Stand-up comedian harassed at work doesn’t have a legal case

During her stand-up routine at a corporate event in Toronto, 16-year comedy veteran Jen Grant was repeatedly ‘heckled’ by a male audience member.

She wrote in a blog post about the show, “I get introduced to the stage and within about three minutes I am interrupted by a male (late 30′s/early 40′s) saying to me ‘There’s a 51 per cent chance that my buddy here will have sex with you, and I will take the other 49 per cent.’”

Towards the middle of her set, after enduring further “rapey” comments by the audience member who works for TC Transcontinental, Grant left the stage in tears. “I’ve done a lot of hard gigs with hecklers,” said Grant. “But this was beyond heckling. This was harassment.”

It’s been a couple of weeks now since Grant first alleged she was “sexually harassed at work.” From fellow comedians and media pundits through bloggers and comments section enthusiasts, people of every socio-political stripe and moral (in)sensibility have offered, and continue to offer, their two cents on the subject. The top comments on online articles covering the story are invariably those expressing support for Grant and contempt for the ‘heckler,’ though it remains apparent that her story has had a somewhat polarizing effect on public opinion.

Most commentators sympathetic to Grant’s situation have seen it as indicative of the explicit sexism female comedians routinely face. Comedian Brent Butt recently drew a categorical distinction between heckling and harassment when he tweeted, “I’ve been a stand-up comedian for 28 years, and NOT ONCE have I been ‘heckled’ with sexual threats. I also don’t know of any other male comics who have been sexually threatened. Yet most female comics get that within their first week.”

The most upsetting part of the Grant incident may be that, despite the outrage and online hubbub her testimony has created, Canadian law continues to lack sufficient channels for practicable redress with respect to the sort of sexual harassment Grant suffered. Under existing labour laws, it’s rather unclear whether or not her ordeal can even be considered a case of bona fide, litigable sexual harassment.

According to Division XV.1 of the Canada Labour Code, “‘sexual harassment’ means any conduct, comment, gesture or contact of a sexual nature that is likely to cause offence or humiliation to any employee.”

The problem is that Grant, as a comedian hired to perform gigs on a contractual basis, is in the eyes of the law an independent contractor, not an employee. In other words, her freelance capacity severely limits the protection she would otherwise receive via employer liability.

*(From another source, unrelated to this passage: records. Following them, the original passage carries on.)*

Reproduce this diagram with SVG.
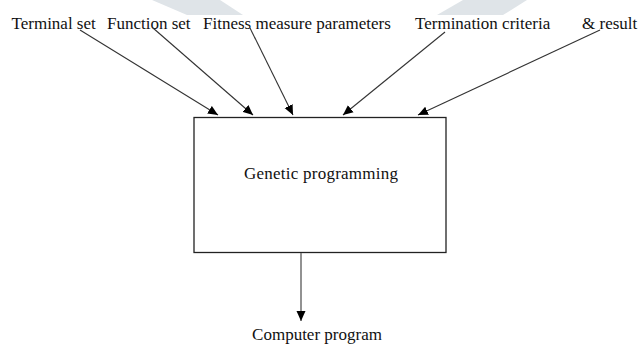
<svg xmlns="http://www.w3.org/2000/svg" width="640" height="345" viewBox="0 0 640 345">
  <style>
    .lbl { font-family: "Liberation Serif", "Times New Roman", serif; font-size: 17px; fill: #111; }
    .box { fill: #fff; stroke: #222; stroke-width: 1.3; }
    .conn { stroke: #333; stroke-width: 1.1; fill: none; marker-end: url(#tip); }
    .out { stroke: #777; stroke-width: 1.6; fill: none; marker-end: url(#tip); }
    .wm { fill: #dfe4e8; }
  </style>
  <defs>
    <marker id="tip" viewBox="0 0 10 10" refX="10" refY="5" markerWidth="10" markerHeight="10" markerUnits="userSpaceOnUse" orient="auto">
      <path d="M0,0.5 L10,5 L0,9.5 Z" fill="#000"/>
    </marker>
  </defs>
  <rect width="640" height="345" fill="#fff"/>

  <!-- faint background bands -->
  <polygon class="wm" points="152,0 220,0 243,15 187,15"/>
  <polygon class="wm" points="463,0 527,0 503,15 437,15"/>

  <g id="terminal-set"><text class="lbl" x="11.5" y="29">Terminal set</text></g>
  <g id="function-set"><text class="lbl" x="107" y="29">Function set</text></g>
  <g id="fitness-measure"><text class="lbl" x="203" y="29">Fitness measure parameters</text></g>
  <g id="termination-criteria"><text class="lbl" x="415" y="29">Termination criteria</text></g>
  <g id="result"><text class="lbl" x="582" y="29">&amp; result</text></g>

  <g id="genetic-programming">
    <rect class="box" x="194" y="117.5" width="252" height="135"/>
    <text class="lbl" x="321" y="179" text-anchor="middle" textLength="154">Genetic programming</text>
  </g>

  <g id="computer-program"><text class="lbl" x="317" y="340" text-anchor="middle">Computer program</text></g>

  <g id="connectors">
    <line class="conn" x1="80" y1="30" x2="218" y2="115"/>
    <line class="conn" x1="153" y1="28" x2="253" y2="115"/>
    <line class="conn" x1="250" y1="28" x2="293" y2="115"/>
    <line class="conn" x1="445" y1="32" x2="343" y2="115"/>
    <line class="conn" x1="600" y1="30" x2="418" y2="115"/>
    <line class="out" x1="301" y1="253" x2="301" y2="321"/>
  </g>
</svg>
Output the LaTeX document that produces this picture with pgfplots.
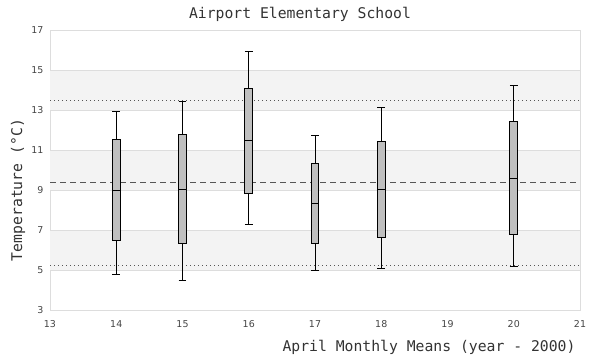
\documentclass[border=0pt]{standalone}
\usepackage{pgfplots}
\pgfplotsset{compat=1.18}
\usepgfplotslibrary{statistics}
\usepackage{fontspec}
\setmainfont{DejaVu Sans}
\newfontfamily\monof{DejaVu Sans Mono}
\definecolor{band}{HTML}{F3F3F3}
\definecolor{gridc}{HTML}{DDDDDD}
\definecolor{boxc}{HTML}{BFBFBF}
\definecolor{tickc}{HTML}{444444}
\definecolor{labc}{HTML}{333333}
\definecolor{refc}{HTML}{555555}
\begin{document}
\begin{tikzpicture}[x=1bp,y=1bp]
\useasboundingbox (0,0) rectangle (600,360);
\begin{axis}[
  at={(50bp,50bp)}, anchor=south west,
  scale only axis, width=530bp, height=280bp,
  xmin=13, xmax=21, ymin=3, ymax=17,
  xtick={13,...,21}, ytick={3,5,...,17},
  major tick length=0pt,
  ymajorgrids, major grid style={color=gridc, line width=0.8bp},
  axis line style={color=gridc, line width=0.8bp},
  tick label style={font=\fontsize{9.5}{10}\selectfont, color=tickc},
  /pgf/number format/assume math mode=true,
  xticklabel style={yshift=-7bp},
  yticklabel style={xshift=-3bp},
  boxplot/draw direction=y,
  clip=true,
]
% background bands
\addplot[draw=none, fill=band] coordinates {(13,13) (21,13) (21,15) (13,15)} --cycle;
\addplot[draw=none, fill=band] coordinates {(13,9) (21,9) (21,11) (13,11)} --cycle;
\addplot[draw=none, fill=band] coordinates {(13,5) (21,5) (21,7) (13,7)} --cycle;
% grid lines redrawn over bands
\addplot[gridc, line width=0.8bp] coordinates {(13,5) (21,5)};
\addplot[gridc, line width=0.8bp] coordinates {(13,7) (21,7)};
\addplot[gridc, line width=0.8bp] coordinates {(13,9) (21,9)};
\addplot[gridc, line width=0.8bp] coordinates {(13,11) (21,11)};
\addplot[gridc, line width=0.8bp] coordinates {(13,13) (21,13)};
\addplot[gridc, line width=0.8bp] coordinates {(13,15) (21,15)};
% reference lines
\addplot[refc, line width=0.8bp, dash pattern=on 1bp off 3bp] coordinates {(13,13.5) (21,13.5)};
\addplot[refc, line width=0.8bp, dash pattern=on 1bp off 3bp] coordinates {(13,5.25) (21,5.25)};
\addplot[refc, line width=0.8bp, dash pattern=on 6bp off 4bp] coordinates {(13,9.4) (21,9.4)};
% boxes
\pgfplotsset{mybox/.style={draw=black, fill=boxc, line width=1bp, solid}}
\addplot[mybox, boxplot prepared={draw position=14, lower whisker=4.8, lower quartile=6.5, median=9.0, upper quartile=11.5, upper whisker=12.9, box extend=0.12, whisker extend=0.12}] coordinates {};
\addplot[mybox, boxplot prepared={draw position=15, lower whisker=4.5, lower quartile=6.35, median=9.05, upper quartile=11.75, upper whisker=13.4, box extend=0.12, whisker extend=0.12}] coordinates {};
\addplot[mybox, boxplot prepared={draw position=16, lower whisker=7.3, lower quartile=8.85, median=11.45, upper quartile=14.05, upper whisker=15.9, box extend=0.12, whisker extend=0.12}] coordinates {};
\addplot[mybox, boxplot prepared={draw position=17, lower whisker=5.0, lower quartile=6.35, median=8.35, upper quartile=10.35, upper whisker=11.7, box extend=0.12, whisker extend=0.12}] coordinates {};
\addplot[mybox, boxplot prepared={draw position=18, lower whisker=5.1, lower quartile=6.65, median=9.05, upper quartile=11.4, upper whisker=13.1, box extend=0.12, whisker extend=0.12}] coordinates {};
\addplot[mybox, boxplot prepared={draw position=20, lower whisker=5.2, lower quartile=6.8, median=9.6, upper quartile=12.4, upper whisker=14.2, box extend=0.12, whisker extend=0.12}] coordinates {};
\end{axis}
\node[font=\monof\fontsize{14.8}{16}\selectfont, text=labc] at (300,346) {Airport Elementary School};
\node[font=\monof\fontsize{14.8}{16}\selectfont, text=labc, anchor=east] at (579,13) {April Monthly Means (year - 2000)};
\node[font=\monof\fontsize{14.8}{16}\selectfont, text=labc, rotate=90] at (18,170) {Temperature (°C)};
\end{tikzpicture}
\end{document}
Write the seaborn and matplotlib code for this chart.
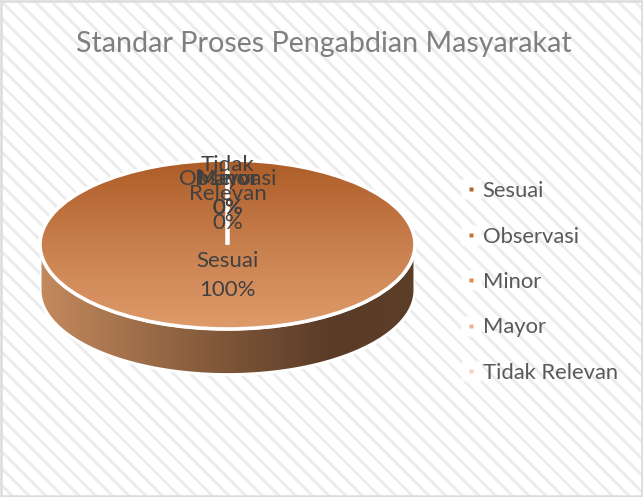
import matplotlib
matplotlib.use("Agg")
import matplotlib.pyplot as plt
import seaborn as sns
import numpy as np
from matplotlib.colors import LinearSegmentedColormap
from matplotlib.lines import Line2D
from matplotlib.patches import PathPatch, Rectangle
from matplotlib.path import Path

categories = ["Sesuai", "Observasi", "Minor", "Mayor", "Tidak Relevan"]
percent = [100, 0, 0, 0, 0]
legend_colors = ["#b5622c", "#c9733a", "#e8853f", "#f3ae92", "#f8cfc0"]
title = "Standar Proses Pengabdian Masyarakat"

sns.set_theme(style="white")
plt.rcParams["font.family"] = ["Lato", "DejaVu Sans"]
plt.rcParams["hatch.linewidth"] = 2.1

W, H = 643, 497
fig = plt.figure(figsize=(W / 100, H / 100), dpi=100)

# page background with the diagonal stripes and grey border
bg = fig.add_axes([0, 0, 1, 1])
bg.set_xlim(0, W)
bg.set_ylim(H, 0)
bg.axis("off")
bg.add_patch(Rectangle((0, 0), W, H, facecolor="white", edgecolor="#ececec", hatch="\\\\", lw=0))
bg.add_patch(Rectangle((1.2, 1.2), W - 2.4, H - 2.4, facecolor="none", edgecolor="#dcdcdc", lw=1.8))
bg.text(324, 44, title, ha="center", va="center", fontsize=20.6, color="#7f7f7f")

# pie axes, squashed so the circle turns into the tilted ellipse
depth = 0.54
left, right, top, bottom = 40, 415, 160, 329
wall = depth * (bottom - top) / 2 + 4
ax = fig.add_axes([left / W, 1 - (bottom + wall) / H, (right - left) / W, (bottom + wall - top) / H])
wedges, texts = ax.pie(percent, startangle=90, counterclock=False, radius=1,
                       labels=[f"{c}\n{p}%" for c, p in zip(categories, percent)],
                       labeldistance=0.35,
                       wedgeprops=dict(facecolor="none", edgecolor="white", linewidth=2.6, zorder=3, clip_on=False),
                       textprops=dict(fontsize=16, color="#404040", ha="center", va="center",
                                      linespacing=1.55, zorder=5))
ax.set_aspect("auto")
ax.set_xlim(-1, 1)
ax.set_ylim(-1 - 2 * wall / (bottom - top), 1)
ax.axis("off")

for t, lab, y in zip(texts, ["Sesuai\n100%", "Observasi\n0%", "Minor\n0%", "Mayor\n0%", "Tidak\nRelevan\n0%"],
                     [-0.37, 0.6, 0.6, 0.6, 0.6]):
    t.set_text(lab)
    t.set_position((0, y))
    t.set_ha("center")
    t.set_va("center")

# top face gradient, clipped to the pie wedge
top_cmap = LinearSegmentedColormap.from_list("top", ["#ad5c26", "#c87f4e", "#df9b6a"])
im = ax.imshow(np.linspace(0, 1, 256)[:, None], cmap=top_cmap, extent=(-1, 1, -1, 1),
               origin="upper", aspect="auto", zorder=2)
im.set_clip_path(wedges[0])

# side wall of the disc
th = np.linspace(np.pi, 2 * np.pi, 200)
outer = np.c_[np.cos(th), np.sin(th) - depth]
inner = np.c_[np.cos(th[::-1]), np.sin(th[::-1])]
verts = np.vstack([outer, inner, outer[:1]])
codes = [Path.MOVETO] + [Path.LINETO] * (len(verts) - 2) + [Path.CLOSEPOLY]
side = PathPatch(Path(verts, codes), facecolor="none", edgecolor="white", lw=2.2, zorder=1.5)
ax.add_patch(side)
side_cmap = LinearSegmentedColormap.from_list(
    "side", [(0, "#c48a5e"), (0.5, "#7d5538"), (0.78, "#5a3b27"), (1, "#5d3e28")])
im2 = ax.imshow(np.linspace(0, 1, 256)[None, :], cmap=side_cmap, extent=(-1, 1, -1 - depth, 0),
                aspect="auto", zorder=1)
im2.set_clip_path(side)
ax.set_xlim(-1, 1)
ax.set_ylim(-1 - 2 * wall / (bottom - top), 1)

# legend
handles = [Line2D([], [], ls="none", marker="s", ms=3, mfc=c, mec="none") for c in legend_colors]
backs = [Line2D([], [], ls="none", marker="s", ms=14, mfc="white", mec="none") for c in legend_colors]
fig.legend([(b, h) for b, h in zip(backs, handles)], categories,
           loc="center left", bbox_to_anchor=(440 / W, 1 - 282 / H), frameon=False,
           fontsize=15.8, labelcolor="#595959", labelspacing=1.16, handlelength=1.0, handletextpad=0.05)

fig.savefig("out.png", dpi=100)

According to the global law firm DLA Piper, “part of the rationale in excluding independent contractors from the purview of harassment laws was that independent contractors are not compelled to endure harassing situations to the same degree as employees.” However, low-wage contract workers (like stand-up comedians) are often forced to put up with harassing situations anyway because they are completely dependent on a limited number of employers for work. And of course women of this occupational status are by and large the most common and vulnerable targets of harassment.

As it stands, Grant filing a lawsuit against her ‘heckler’ would be tantamount to professional suicide. She would be paying huge sums out of pocket for legal fees in a case whose outcome is dubious. Even if she reached a settlement, unless labour law is radically revised, there is no guarantee that comedy club owners wouldn’t stonewall her based on the public demonstration that she won’t play ball.

So where should she turn? Perhaps to where she already did: the internet. Through social media, Grant’s story has gone viral. The PR protocols of big business, if nothing else, has dictated TC Transcontinental’s decision to suspend the employee with pay that harassed, not heckled, Jen Grant. One only hopes the current hype around her transfers to future employment opportunities––and doesn’t, instead, preclude them.